As is well acknowledged, climate change is happening much more quickly in the north, so its impacts are being felt much more profoundly. In addition to wildfires, those climate challenges include melting permafrost, fluvial erosion (erosion of rivers) and flooding.
The melting permafrost affects both the existing housing stock, which is sinking into the ground, and the design requirements for new housing, Christensen said. It also affects utility lines that are servicing housing and roads, an important mode of transportation for the supply of materials and labour needed to build new housing.
“In the Inuvialuit Settlement region in the northern part of the Northwest Territories, there’s also been significant issues around coastal erosion, with houses literally falling into the ocean,” Christensen said. “That’s something that we’ve seen a lot of in Alaska. And we’re seeing that more in places like Tuktoyaktuk where housing has been removed to other sites in the community.”
Other impacts of climate change include flooding in communities along the Mackenzie River in the last several years, with housing being damaged in places like Fort Simpson and Good Hope.
Then there’s the absence of a private housing market in the vast majority of northern Canada, making the government the main landlord. In Nunavut or the Northwest Territories, for example, the main provider of housing is the territorial governments. That’s because most of the land is owned by the Crown and land cannot be bought and sold and banks won’t provide mortgages. Often people don’t have the personal credit required to apply for a mortgage, even if there was a housing market, Christensen said.
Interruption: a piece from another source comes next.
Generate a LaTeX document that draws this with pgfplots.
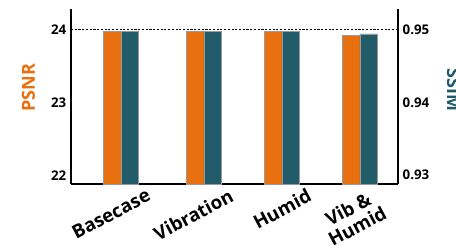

Private rental housing often doesn’t exist, even in the larger communities, such as Yellowknife. And rent is very expensive because of the high cost of building in the north.
“It’s out of reach for a lot of people, even those in very stable, well-paid jobs,” the Queen’s University professor said.
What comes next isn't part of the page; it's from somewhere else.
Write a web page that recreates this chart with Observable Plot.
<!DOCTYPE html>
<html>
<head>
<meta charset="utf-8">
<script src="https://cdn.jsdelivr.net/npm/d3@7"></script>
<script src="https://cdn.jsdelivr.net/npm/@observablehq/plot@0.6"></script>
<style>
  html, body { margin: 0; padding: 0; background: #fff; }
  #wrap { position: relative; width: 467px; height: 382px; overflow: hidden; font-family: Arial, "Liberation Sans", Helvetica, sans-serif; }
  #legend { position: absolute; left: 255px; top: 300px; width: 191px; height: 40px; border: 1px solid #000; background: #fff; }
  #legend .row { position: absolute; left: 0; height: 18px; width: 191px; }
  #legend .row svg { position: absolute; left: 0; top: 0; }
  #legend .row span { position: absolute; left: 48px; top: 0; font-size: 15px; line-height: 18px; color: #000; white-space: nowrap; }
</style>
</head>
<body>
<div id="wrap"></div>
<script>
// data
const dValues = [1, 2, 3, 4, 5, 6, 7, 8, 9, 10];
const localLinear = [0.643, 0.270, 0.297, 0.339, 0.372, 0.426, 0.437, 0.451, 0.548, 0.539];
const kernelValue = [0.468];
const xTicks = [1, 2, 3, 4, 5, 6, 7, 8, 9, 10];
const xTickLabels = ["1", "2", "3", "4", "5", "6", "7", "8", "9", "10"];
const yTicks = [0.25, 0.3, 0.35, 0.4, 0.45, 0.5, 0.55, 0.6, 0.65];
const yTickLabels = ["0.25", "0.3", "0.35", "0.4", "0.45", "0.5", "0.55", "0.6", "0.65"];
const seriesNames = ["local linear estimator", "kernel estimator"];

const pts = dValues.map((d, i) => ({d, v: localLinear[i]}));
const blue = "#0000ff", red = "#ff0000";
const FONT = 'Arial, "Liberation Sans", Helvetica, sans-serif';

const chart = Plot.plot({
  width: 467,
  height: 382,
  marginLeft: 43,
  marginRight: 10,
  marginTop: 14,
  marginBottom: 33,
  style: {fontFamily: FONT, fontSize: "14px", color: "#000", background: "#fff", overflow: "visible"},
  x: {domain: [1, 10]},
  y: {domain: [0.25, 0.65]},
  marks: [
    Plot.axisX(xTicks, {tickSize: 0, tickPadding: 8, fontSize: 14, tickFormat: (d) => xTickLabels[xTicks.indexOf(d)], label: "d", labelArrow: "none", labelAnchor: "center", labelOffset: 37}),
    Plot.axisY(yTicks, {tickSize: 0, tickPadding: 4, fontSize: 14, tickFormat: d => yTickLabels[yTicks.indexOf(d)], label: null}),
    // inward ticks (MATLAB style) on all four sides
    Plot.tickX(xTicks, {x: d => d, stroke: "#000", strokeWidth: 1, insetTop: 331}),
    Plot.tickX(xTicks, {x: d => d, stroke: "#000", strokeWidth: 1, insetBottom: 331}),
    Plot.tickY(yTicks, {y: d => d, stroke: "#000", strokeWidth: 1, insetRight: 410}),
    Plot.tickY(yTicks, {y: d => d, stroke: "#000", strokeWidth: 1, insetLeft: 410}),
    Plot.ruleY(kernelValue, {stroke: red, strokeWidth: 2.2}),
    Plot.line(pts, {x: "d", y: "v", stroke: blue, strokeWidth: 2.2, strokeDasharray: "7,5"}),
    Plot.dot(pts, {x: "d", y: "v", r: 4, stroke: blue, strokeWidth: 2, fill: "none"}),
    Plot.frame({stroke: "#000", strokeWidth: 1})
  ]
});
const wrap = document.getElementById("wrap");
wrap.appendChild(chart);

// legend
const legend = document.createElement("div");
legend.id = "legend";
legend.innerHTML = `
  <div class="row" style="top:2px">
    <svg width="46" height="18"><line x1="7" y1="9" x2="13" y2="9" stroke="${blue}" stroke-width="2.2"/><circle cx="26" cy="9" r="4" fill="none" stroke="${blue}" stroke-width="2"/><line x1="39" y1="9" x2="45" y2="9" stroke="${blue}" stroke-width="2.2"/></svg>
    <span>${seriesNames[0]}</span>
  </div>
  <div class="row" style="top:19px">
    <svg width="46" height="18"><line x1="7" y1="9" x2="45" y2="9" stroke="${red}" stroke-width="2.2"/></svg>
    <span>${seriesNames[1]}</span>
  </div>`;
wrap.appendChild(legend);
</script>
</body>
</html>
And if you’re fortunate enough to get subsidized government rental housing, you have to deal with a large bureaucracy with budget limitations in order to get repairs done.
“They’re ineligible to address their own repairs, their own renovations,” the At Home in the North PI said. “They have to wait for government staff to fix units which means that, oftentimes, people are living in housing conditions for long periods that are unhealthy.”
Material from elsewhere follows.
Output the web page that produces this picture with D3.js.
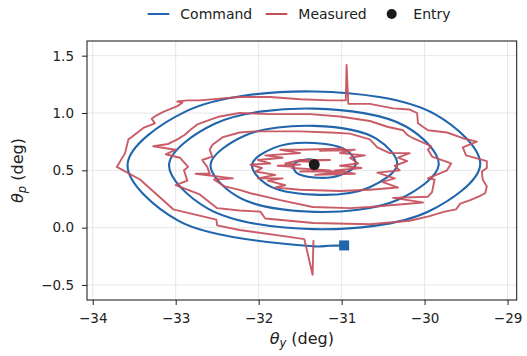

“There’s real frustration over just a lack of thinking outside the box. Thinking of different ways of involving the private sector. Housing really rests on government to be innovative and government, you know, isn’t always the most innovative. That means that it’s not always the best ideas that are coming to the table. So, you see some self-governments getting more and more into housing.”
That frustration was taken to a new level with the evacuation in response to this summer’s wildfires. At a time when government was needed most, many government employees in the N.W.T capital of Yellowknife were evacuated, leaving much of the populace to fend for themselves in a “survival of the fittest,” Christensen said.